[STATED PROBLEM] Write out the data below exactly as given, without any of its pictures.
———
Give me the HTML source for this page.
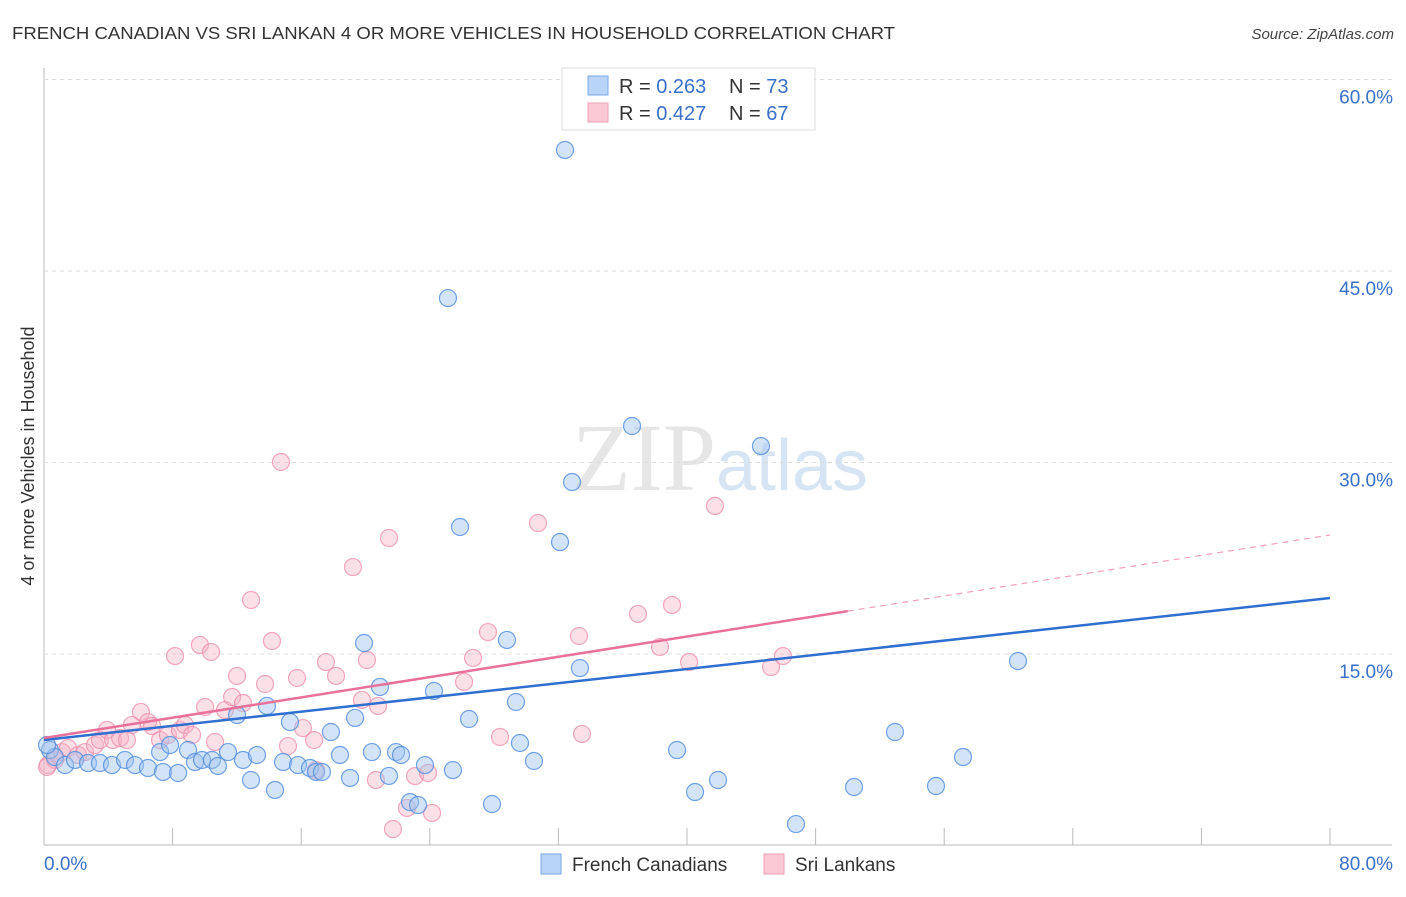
<!DOCTYPE html>
<html><head><meta charset="utf-8"><style>
body{margin:0;background:#fff;font-family:"Liberation Sans",sans-serif}
</style></head><body>
<svg width="1406" height="892" xmlns="http://www.w3.org/2000/svg" id="svg">
<text x="12" y="39" font-size="17.5" fill="#333" textLength="883" lengthAdjust="spacingAndGlyphs">FRENCH CANADIAN VS SRI LANKAN 4 OR MORE VEHICLES IN HOUSEHOLD CORRELATION CHART</text>
<text x="1394" y="39" font-size="15" fill="#444" text-anchor="end" font-style="italic">Source: ZipAtlas.com</text>
<text x="720" y="490" font-size="96" text-anchor="middle" fill="#e6e6e6" font-family="Liberation Serif">ZIP<tspan fill="#d6e4f4" font-family="Liberation Sans" font-size="72">atlas</tspan></text>
<text transform="translate(34,456) rotate(-90)" font-size="18" fill="#333" text-anchor="middle">4 or more Vehicles in Household</text>
<g id="grid"></g><g id="pts"></g><g id="lines"></g>
<g>
<rect x="562" y="68" width="253" height="62" fill="#fff" stroke="#ddd"/>
<rect x="588" y="76" width="20" height="19" fill="#b8d4f6" stroke="#7aaae6"/>
<rect x="588" y="103" width="20" height="19" fill="#fbc8d6" stroke="#f0a0b8"/>
<text x="619" y="93" font-size="20" fill="#333">R = <tspan fill="#3a70c8">0.263</tspan></text>
<text x="729" y="93" font-size="20" fill="#333">N = <tspan fill="#3a70c8">73</tspan></text>
<text x="619" y="120" font-size="20" fill="#333">R = <tspan fill="#3a70c8">0.427</tspan></text>
<text x="729" y="120" font-size="20" fill="#333">N = <tspan fill="#3a70c8">67</tspan></text>
</g>
<g>
<rect x="541" y="854" width="20" height="20" fill="#b8d4f6" stroke="#7aaae6"/>
<text x="572" y="871" font-size="19" fill="#333">French Canadians</text>
<rect x="764" y="854" width="20" height="20" fill="#fbc8d6" stroke="#f0a0b8"/>
<text x="795" y="871" font-size="19" fill="#333">Sri Lankans</text>
</g>
</svg>
<script>
const yTicks=[15,30,45,60];
const xTickLabels=["0.0%","80.0%"];
const blueX=[.37,.68,1.31,1.93,2.74,3.48,4.23,5.04,5.66,6.47,7.22,7.40,8.34,7.84,8.96,9.39,9.83,10.45,10.82,11.45,12.01,12.38,12.88,13.25,13.87,14.37,14.87,15.30,15.80,16.55,16.92,17.29,17.85,18.41,19.04,19.35,19.91,20.40,20.90,21.46,21.90,22.21,22.77,23.27,23.70,24.26,25.13,25.44,25.88,26.44,27.87,28.80,29.36,29.61,30.48,32.10,32.41,32.85,33.34,36.58,39.38,40.50,41.93,44.60,46.78,50.39,52.94,55.49,57.17,60.59,.19];
const blueY=[7.48,6.93,6.30,6.70,6.46,6.46,6.30,6.70,6.30,6.07,7.32,5.76,5.68,7.87,7.48,6.54,6.70,6.70,6.23,7.32,10.22,6.70,5.13,7.09,10.93,4.35,6.54,9.67,6.30,6.07,5.76,5.76,8.89,7.09,5.29,9.99,15.86,7.32,12.42,5.45,7.32,7.09,3.40,3.17,6.30,12.10,42.88,5.91,24.95,9.91,3.25,16.10,11.24,8.03,6.62,23.77,54.48,28.47,13.90,32.86,7.48,4.19,5.13,31.29,1.68,4.58,8.89,4.66,6.93,14.45,7.87];
const pinkX=[.25,.68,1.12,1.49,2.12,2.55,3.17,3.48,3.92,4.29,4.73,5.16,5.47,6.03,6.47,6.72,7.22,7.71,8.15,8.46,8.77,9.21,9.70,10.02,10.39,10.64,11.26,11.70,12.01,12.38,12.88,13.75,14.18,14.74,15.18,15.74,16.11,16.80,16.92,17.54,18.17,19.22,19.78,20.09,20.65,20.78,21.46,21.71,22.58,23.08,23.89,24.14,26.13,26.69,27.62,28.37,30.73,33.28,33.47,36.95,38.32,39.07,40.13,41.74,45.23,45.97,.19];
const pinkY=[6.30,6.70,7.32,7.64,7.09,7.32,7.87,8.26,9.05,8.26,8.42,8.26,9.44,10.46,9.67,9.36,8.26,8.66,14.84,9.05,9.44,8.66,15.71,10.85,15.16,8.11,10.61,11.63,13.28,11.16,19.23,12.65,16.02,30.04,7.79,13.12,9.20,8.26,5.91,14.37,13.28,21.81,11.40,14.53,5.13,10.93,24.09,1.29,2.94,5.44,5.68,2.55,12.81,14.69,16.72,8.50,25.26,16.41,8.74,18.14,15.55,18.84,14.37,26.60,13.98,14.84,6.15];
const blueLine=[8.26,19.39];
const pinkLine=[8.42,24.32]; const pinkSolidEnd=50;
const NS="http://www.w3.org/2000/svg";
const X=v=>44+v/80*1286, Y=v=>845.5-v/15*191.5;
function mk(t,a,p){const e=document.createElementNS(NS,t);for(const k in a)e.setAttribute(k,a[k]);p.appendChild(e);return e;}
const g=document.getElementById('grid');
let ax=mk('line',{x1:44,y1:68,x2:44,y2:845,stroke:'#bbb'},g);


let bx=mk('line',{x1:44,y1:845,x2:1392,y2:845,stroke:'#bbb'},g);


yTicks.forEach(t=>{
 const l=mk('line',{x1:44,x2:1392,y1:Y(t),y2:Y(t),stroke:'#ddd','stroke-dasharray':'4,4'},g);
 
 
 const tx=mk('text',{x:1393,y:Y(t)+24,'font-size':19,fill:'#3a70c8','text-anchor':'end'},g);
 tx.textContent=t.toFixed(1)+'%';
 
 
});
for(let i=1;i<=10;i++){
 const l=mk('line',{x1:X(i*8),x2:X(i*8),y1:828,y2:845,stroke:'#bbb'},g);
 
 
}
[[0,'start',44],[80,'end',1393]].forEach((d,i)=>{
 const tx=mk('text',{x:d[2],y:870,'font-size':19,fill:'#3a70c8','text-anchor':d[1]},g);
 tx.textContent=xTickLabels[i];
 
 
});
const pg=document.getElementById('pts');
function pts(xs,ys,fill,stroke,name){xs.forEach((x,i)=>{
 const c=mk('circle',{cx:X(x),cy:Y(ys[i]),r:8.5,fill:fill,stroke:stroke,'stroke-width':1.2},pg);
 
 
});}
pts(pinkX,pinkY,'rgba(248,178,198,0.4)','rgba(236,140,170,0.75)','sri-lankan-point');
pts(blueX,blueY,'rgba(160,196,240,0.45)','rgba(80,140,220,0.8)','french-canadian-point');
const lg=document.getElementById('lines');
let b=mk('line',{x1:X(0),y1:Y(blueLine[0]),x2:X(80),y2:Y(blueLine[1]),stroke:'#2f6fd0','stroke-width':2.5},lg);


const pm=v=>pinkLine[0]+(pinkLine[1]-pinkLine[0])*v/80;
let p=mk('line',{x1:X(0),y1:Y(pm(0)),x2:X(pinkSolidEnd),y2:Y(pm(pinkSolidEnd)),stroke:'#e8709a','stroke-width':2.5},lg);


let pd=mk('line',{x1:X(pinkSolidEnd),y1:Y(pm(pinkSolidEnd)),x2:X(80),y2:Y(pm(80)),stroke:'#f0a0b8','stroke-width':1.2,'stroke-dasharray':'6,5'},lg);


</script>
</body></html>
———
[RESULT FOR THIS EXERCISE]
Give me the HTML source for this page.
<!DOCTYPE html>
<html><head><meta charset="utf-8"><style>
body{margin:0;background:#fff;font-family:"Liberation Sans",sans-serif}
</style></head><body>
<svg width="1406" height="892" xmlns="http://www.w3.org/2000/svg" id="svg">
<text x="12" y="39" font-size="17.5" fill="#333" textLength="883" lengthAdjust="spacingAndGlyphs">FRENCH CANADIAN VS SRI LANKAN 4 OR MORE VEHICLES IN HOUSEHOLD CORRELATION CHART</text>
<text x="1394" y="39" font-size="15" fill="#444" text-anchor="end" font-style="italic">Source: ZipAtlas.com</text>
<text x="720" y="490" font-size="96" text-anchor="middle" fill="#e6e6e6" font-family="Liberation Serif">ZIP<tspan fill="#d6e4f4" font-family="Liberation Sans" font-size="72">atlas</tspan></text>
<text transform="translate(34,456) rotate(-90)" font-size="18" fill="#333" text-anchor="middle">4 or more Vehicles in Household</text>
<g id="grid"></g><g id="pts"></g><g id="lines"></g>
<g>
<rect x="562" y="68" width="253" height="62" fill="#fff" stroke="#ddd"/>
<rect x="588" y="76" width="20" height="19" fill="#b8d4f6" stroke="#7aaae6"/>
<rect x="588" y="103" width="20" height="19" fill="#fbc8d6" stroke="#f0a0b8"/>
<text x="619" y="93" font-size="20" fill="#333">R = <tspan fill="#3a70c8">0.263</tspan></text>
<text x="729" y="93" font-size="20" fill="#333">N = <tspan fill="#3a70c8">73</tspan></text>
<text x="619" y="120" font-size="20" fill="#333">R = <tspan fill="#3a70c8">0.427</tspan></text>
<text x="729" y="120" font-size="20" fill="#333">N = <tspan fill="#3a70c8">67</tspan></text>
</g>
<g>
<rect x="541" y="854" width="20" height="20" fill="#b8d4f6" stroke="#7aaae6"/>
<text x="572" y="871" font-size="19" fill="#333">French Canadians</text>
<rect x="764" y="854" width="20" height="20" fill="#fbc8d6" stroke="#f0a0b8"/>
<text x="795" y="871" font-size="19" fill="#333">Sri Lankans</text>
</g>
</svg>
<script>
const yTicks=[15,30,45,60];
const xTickLabels=["0.0%","80.0%"];
const blueX=[.37,.68,1.31,1.93,2.74,3.48,4.23,5.04,5.66,6.47,7.22,7.40,8.34,7.84,8.96,9.39,9.83,10.45,10.82,11.45,12.01,12.38,12.88,13.25,13.87,14.37,14.87,15.30,15.80,16.55,16.92,17.29,17.85,18.41,19.04,19.35,19.91,20.40,20.90,21.46,21.90,22.21,22.77,23.27,23.70,24.26,25.13,25.44,25.88,26.44,27.87,28.80,29.36,29.61,30.48,32.10,32.41,32.85,33.34,36.58,39.38,40.50,41.93,44.60,46.78,50.39,52.94,55.49,57.17,60.59,.19];
const blueY=[7.48,6.93,6.30,6.70,6.46,6.46,6.30,6.70,6.30,6.07,7.32,5.76,5.68,7.87,7.48,6.54,6.70,6.70,6.23,7.32,10.22,6.70,5.13,7.09,10.93,4.35,6.54,9.67,6.30,6.07,5.76,5.76,8.89,7.09,5.29,9.99,15.86,7.32,12.42,5.45,7.32,7.09,3.40,3.17,6.30,12.10,42.88,5.91,24.95,9.91,3.25,16.10,11.24,8.03,6.62,23.77,54.48,28.47,13.90,32.86,7.48,4.19,5.13,31.29,1.68,4.58,8.89,4.66,6.93,14.45,7.87];
const pinkX=[.25,.68,1.12,1.49,2.12,2.55,3.17,3.48,3.92,4.29,4.73,5.16,5.47,6.03,6.47,6.72,7.22,7.71,8.15,8.46,8.77,9.21,9.70,10.02,10.39,10.64,11.26,11.70,12.01,12.38,12.88,13.75,14.18,14.74,15.18,15.74,16.11,16.80,16.92,17.54,18.17,19.22,19.78,20.09,20.65,20.78,21.46,21.71,22.58,23.08,23.89,24.14,26.13,26.69,27.62,28.37,30.73,33.28,33.47,36.95,38.32,39.07,40.13,41.74,45.23,45.97,.19];
const pinkY=[6.30,6.70,7.32,7.64,7.09,7.32,7.87,8.26,9.05,8.26,8.42,8.26,9.44,10.46,9.67,9.36,8.26,8.66,14.84,9.05,9.44,8.66,15.71,10.85,15.16,8.11,10.61,11.63,13.28,11.16,19.23,12.65,16.02,30.04,7.79,13.12,9.20,8.26,5.91,14.37,13.28,21.81,11.40,14.53,5.13,10.93,24.09,1.29,2.94,5.44,5.68,2.55,12.81,14.69,16.72,8.50,25.26,16.41,8.74,18.14,15.55,18.84,14.37,26.60,13.98,14.84,6.15];
const blueLine=[8.26,19.39];
const pinkLine=[8.42,24.32]; const pinkSolidEnd=50;
const NS="http://www.w3.org/2000/svg";
const X=v=>44+v/80*1286, Y=v=>845.5-v/15*191.5;
function mk(t,a,p){const e=document.createElementNS(NS,t);for(const k in a)e.setAttribute(k,a[k]);p.appendChild(e);return e;}
const g=document.getElementById('grid');
let ax=mk('line',{x1:44,y1:68,x2:44,y2:845,stroke:'#bbb'},g);


let bx=mk('line',{x1:44,y1:845,x2:1392,y2:845,stroke:'#bbb'},g);


yTicks.forEach(t=>{
 const l=mk('line',{x1:44,x2:1392,y1:Y(t),y2:Y(t),stroke:'#ddd','stroke-dasharray':'4,4'},g);
 
 
 const tx=mk('text',{x:1393,y:Y(t)+24,'font-size':19,fill:'#3a70c8','text-anchor':'end'},g);
 tx.textContent=t.toFixed(1)+'%';
 
 
});
for(let i=1;i<=10;i++){
 const l=mk('line',{x1:X(i*8),x2:X(i*8),y1:828,y2:845,stroke:'#bbb'},g);
 
 
}
[[0,'start',44],[80,'end',1393]].forEach((d,i)=>{
 const tx=mk('text',{x:d[2],y:870,'font-size':19,fill:'#3a70c8','text-anchor':d[1]},g);
 tx.textContent=xTickLabels[i];
 
 
});
const pg=document.getElementById('pts');
function pts(xs,ys,fill,stroke,name){xs.forEach((x,i)=>{
 const c=mk('circle',{cx:X(x),cy:Y(ys[i]),r:8.5,fill:fill,stroke:stroke,'stroke-width':1.2},pg);
 
 
});}
pts(pinkX,pinkY,'rgba(248,178,198,0.4)','rgba(236,140,170,0.75)','sri-lankan-point');
pts(blueX,blueY,'rgba(160,196,240,0.45)','rgba(80,140,220,0.8)','french-canadian-point');
const lg=document.getElementById('lines');
let b=mk('line',{x1:X(0),y1:Y(blueLine[0]),x2:X(80),y2:Y(blueLine[1]),stroke:'#2f6fd0','stroke-width':2.5},lg);


const pm=v=>pinkLine[0]+(pinkLine[1]-pinkLine[0])*v/80;
let p=mk('line',{x1:X(0),y1:Y(pm(0)),x2:X(pinkSolidEnd),y2:Y(pm(pinkSolidEnd)),stroke:'#e8709a','stroke-width':2.5},lg);


let pd=mk('line',{x1:X(pinkSolidEnd),y1:Y(pm(pinkSolidEnd)),x2:X(80),y2:Y(pm(80)),stroke:'#f0a0b8','stroke-width':1.2,'stroke-dasharray':'6,5'},lg);


</script>
</body></html>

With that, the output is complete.